Directions for this task |
Reproduce the listing below character for character; drop every image.

Collected data |
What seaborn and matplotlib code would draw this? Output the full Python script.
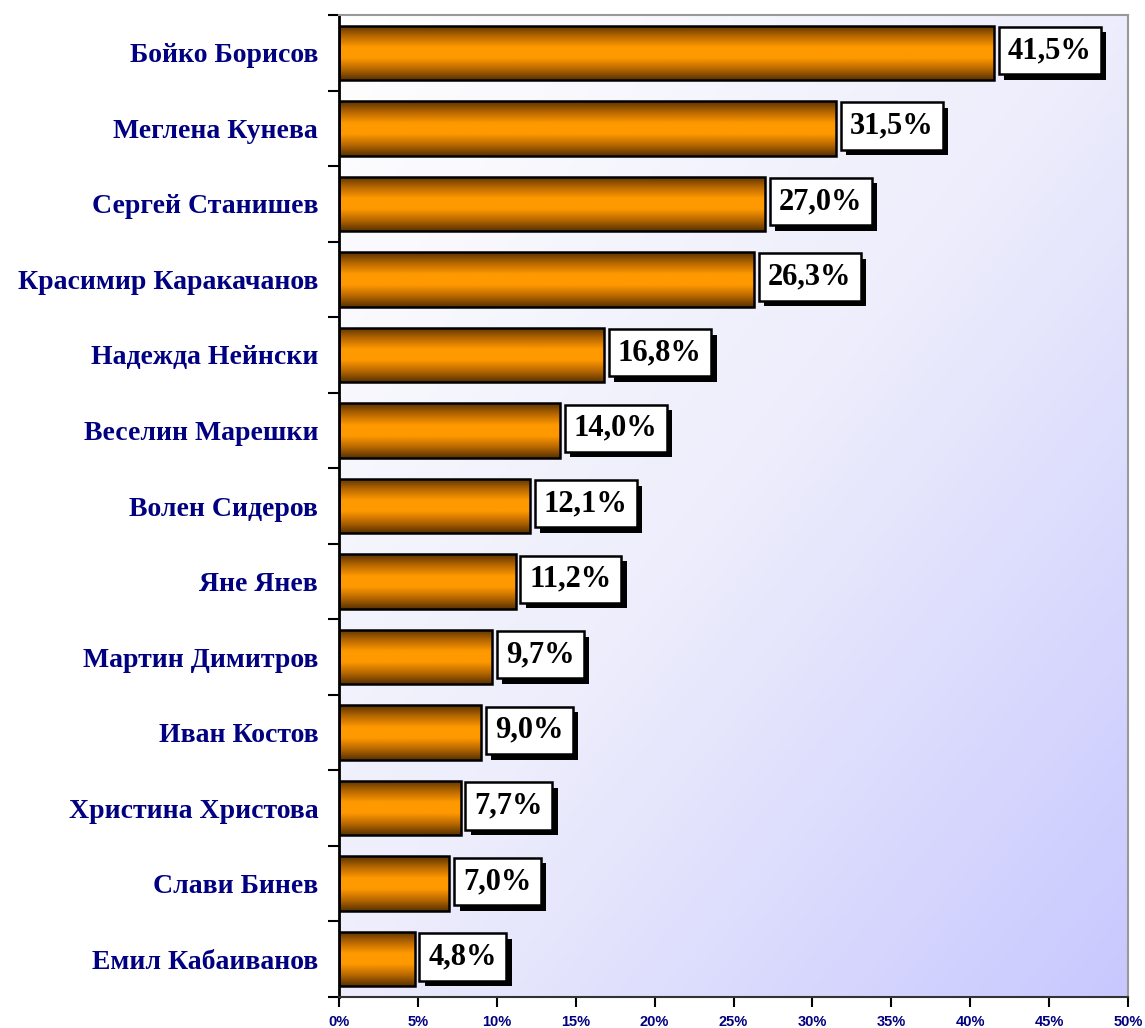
import numpy as np
import pandas as pd
import matplotlib
matplotlib.use("Agg")
import matplotlib.pyplot as plt
import matplotlib.patheffects as pe
from matplotlib.colors import LinearSegmentedColormap
import seaborn as sns

names = ["Бойко Борисов", "Меглена Кунева", "Сергей Станишев", "Красимир Каракачанов",
         "Надежда Нейнски", "Веселин Марешки", "Волен Сидеров", "Яне Янев",
         "Мартин Димитров", "Иван Костов", "Христина Христова", "Слави Бинев",
         "Емил Кабаиванов"]
values = [41.5, 31.5, 27.0, 26.3, 16.8, 14.0, 12.1, 11.2, 9.7, 9.0, 7.7, 7.0, 4.8]
xticks = [0, 5, 10, 15, 20, 25, 30, 35, 40, 45, 50]

df = pd.DataFrame({"name": names, "value": values})

sns.set_style("white")
plt.rcParams["font.family"] = ["Liberation Serif", "DejaVu Serif"]

fig = plt.figure(figsize=(11.45, 10.28), dpi=100)
ax = fig.add_axes([339 / 1145, 31 / 1028, (1128 - 339) / 1145, (997 - 15) / 1028])

sns.barplot(data=df, x="value", y="name", ax=ax, width=0.72, color="#ff9900",
            edgecolor="black", linewidth=1.8, orient="h")

# background gradient
gx, gy = np.meshgrid(np.linspace(0, 1, 200), np.linspace(0, 1, 200))
g = (gx + gy) / 2
bg_cmap = LinearSegmentedColormap.from_list("bg", ["#ffffff", "#ededfc", "#c8c8ff"])
ax.imshow(g, extent=(0, 50, len(names) - 0.5, -0.5), cmap=bg_cmap, aspect="auto",
          zorder=0, origin="upper", vmin=0, vmax=1)

# bar gradients
bar_cmap = LinearSegmentedColormap.from_list(
    "bar", ["#5a3200", "#b86800", "#ff9900", "#ff9900", "#b86800", "#5a3200"])
grad = np.linspace(0, 1, 100).reshape(-1, 1)
for p in ax.patches:
    x0, y0 = p.get_x(), p.get_y()
    w, h = p.get_width(), p.get_height()
    im = ax.imshow(grad, extent=(x0, x0 + w, y0 + h, y0), cmap=bar_cmap, aspect="auto",
                   zorder=2, vmin=0, vmax=1)
    im.set_clip_path(p)
    p.set_zorder(3)
    p.set_facecolor("none")

# value labels
for i, v in enumerate(values):
    t = ax.text(v + 0.88, i - 0.03, f"{v:.1f}%".replace(".", ","), va="center", ha="left",
                fontsize=22, fontweight="bold", color="black", zorder=5,
                bbox=dict(boxstyle="square,pad=0.3", fc="white", ec="black", lw=1.8))
    t.get_bbox_patch().set_path_effects([
        pe.SimplePatchShadow(offset=(4, -4), shadow_rgbFace="black", alpha=1.0),
        pe.Normal()])

ax.set_xlim(0, 50)
ax.set_ylim(len(names) - 0.5, -0.5)
ax.set_xticks(xticks)
ax.set_xticklabels([f"{t}%" for t in xticks], fontfamily="Liberation Sans",
                   fontweight="bold", fontsize=10.5, color="#000080")
ax.set_yticks(range(len(names)))
ax.set_yticklabels(names, fontsize=20, fontweight="bold", color="#000080")
ax.set_yticks(np.arange(-0.5, len(names), 1), minor=True)
ax.tick_params(axis="y", which="major", length=0, pad=15, left=False)
ax.tick_params(axis="y", which="minor", length=8, width=1.5, color="black",
               direction="out", left=True)
ax.tick_params(axis="x", which="major", length=7, width=1.5, color="black",
               direction="out", pad=6, bottom=True)
ax.set_xlabel("")
ax.set_ylabel("")

for s in ["top", "right"]:
    ax.spines[s].set_color("#999999")
    ax.spines[s].set_linewidth(1.5)
ax.spines["left"].set_color("black")
ax.spines["left"].set_linewidth(2)
ax.spines["bottom"].set_color("#333333")
ax.spines["bottom"].set_linewidth(1.5)

fig.savefig("out.png", dpi=100)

Written reply |
What seaborn and matplotlib code would draw this? Output the full Python script.
import numpy as np
import pandas as pd
import matplotlib
matplotlib.use("Agg")
import matplotlib.pyplot as plt
import matplotlib.patheffects as pe
from matplotlib.colors import LinearSegmentedColormap
import seaborn as sns

names = ["Бойко Борисов", "Меглена Кунева", "Сергей Станишев", "Красимир Каракачанов",
         "Надежда Нейнски", "Веселин Марешки", "Волен Сидеров", "Яне Янев",
         "Мартин Димитров", "Иван Костов", "Христина Христова", "Слави Бинев",
         "Емил Кабаиванов"]
values = [41.5, 31.5, 27.0, 26.3, 16.8, 14.0, 12.1, 11.2, 9.7, 9.0, 7.7, 7.0, 4.8]
xticks = [0, 5, 10, 15, 20, 25, 30, 35, 40, 45, 50]

df = pd.DataFrame({"name": names, "value": values})

sns.set_style("white")
plt.rcParams["font.family"] = ["Liberation Serif", "DejaVu Serif"]

fig = plt.figure(figsize=(11.45, 10.28), dpi=100)
ax = fig.add_axes([339 / 1145, 31 / 1028, (1128 - 339) / 1145, (997 - 15) / 1028])

sns.barplot(data=df, x="value", y="name", ax=ax, width=0.72, color="#ff9900",
            edgecolor="black", linewidth=1.8, orient="h")

# background gradient
gx, gy = np.meshgrid(np.linspace(0, 1, 200), np.linspace(0, 1, 200))
g = (gx + gy) / 2
bg_cmap = LinearSegmentedColormap.from_list("bg", ["#ffffff", "#ededfc", "#c8c8ff"])
ax.imshow(g, extent=(0, 50, len(names) - 0.5, -0.5), cmap=bg_cmap, aspect="auto",
          zorder=0, origin="upper", vmin=0, vmax=1)

# bar gradients
bar_cmap = LinearSegmentedColormap.from_list(
    "bar", ["#5a3200", "#b86800", "#ff9900", "#ff9900", "#b86800", "#5a3200"])
grad = np.linspace(0, 1, 100).reshape(-1, 1)
for p in ax.patches:
    x0, y0 = p.get_x(), p.get_y()
    w, h = p.get_width(), p.get_height()
    im = ax.imshow(grad, extent=(x0, x0 + w, y0 + h, y0), cmap=bar_cmap, aspect="auto",
                   zorder=2, vmin=0, vmax=1)
    im.set_clip_path(p)
    p.set_zorder(3)
    p.set_facecolor("none")

# value labels
for i, v in enumerate(values):
    t = ax.text(v + 0.88, i - 0.03, f"{v:.1f}%".replace(".", ","), va="center", ha="left",
                fontsize=22, fontweight="bold", color="black", zorder=5,
                bbox=dict(boxstyle="square,pad=0.3", fc="white", ec="black", lw=1.8))
    t.get_bbox_patch().set_path_effects([
        pe.SimplePatchShadow(offset=(4, -4), shadow_rgbFace="black", alpha=1.0),
        pe.Normal()])

ax.set_xlim(0, 50)
ax.set_ylim(len(names) - 0.5, -0.5)
ax.set_xticks(xticks)
ax.set_xticklabels([f"{t}%" for t in xticks], fontfamily="Liberation Sans",
                   fontweight="bold", fontsize=10.5, color="#000080")
ax.set_yticks(range(len(names)))
ax.set_yticklabels(names, fontsize=20, fontweight="bold", color="#000080")
ax.set_yticks(np.arange(-0.5, len(names), 1), minor=True)
ax.tick_params(axis="y", which="major", length=0, pad=15, left=False)
ax.tick_params(axis="y", which="minor", length=8, width=1.5, color="black",
               direction="out", left=True)
ax.tick_params(axis="x", which="major", length=7, width=1.5, color="black",
               direction="out", pad=6, bottom=True)
ax.set_xlabel("")
ax.set_ylabel("")

for s in ["top", "right"]:
    ax.spines[s].set_color("#999999")
    ax.spines[s].set_linewidth(1.5)
ax.spines["left"].set_color("black")
ax.spines["left"].set_linewidth(2)
ax.spines["bottom"].set_color("#333333")
ax.spines["bottom"].set_linewidth(1.5)

fig.savefig("out.png", dpi=100)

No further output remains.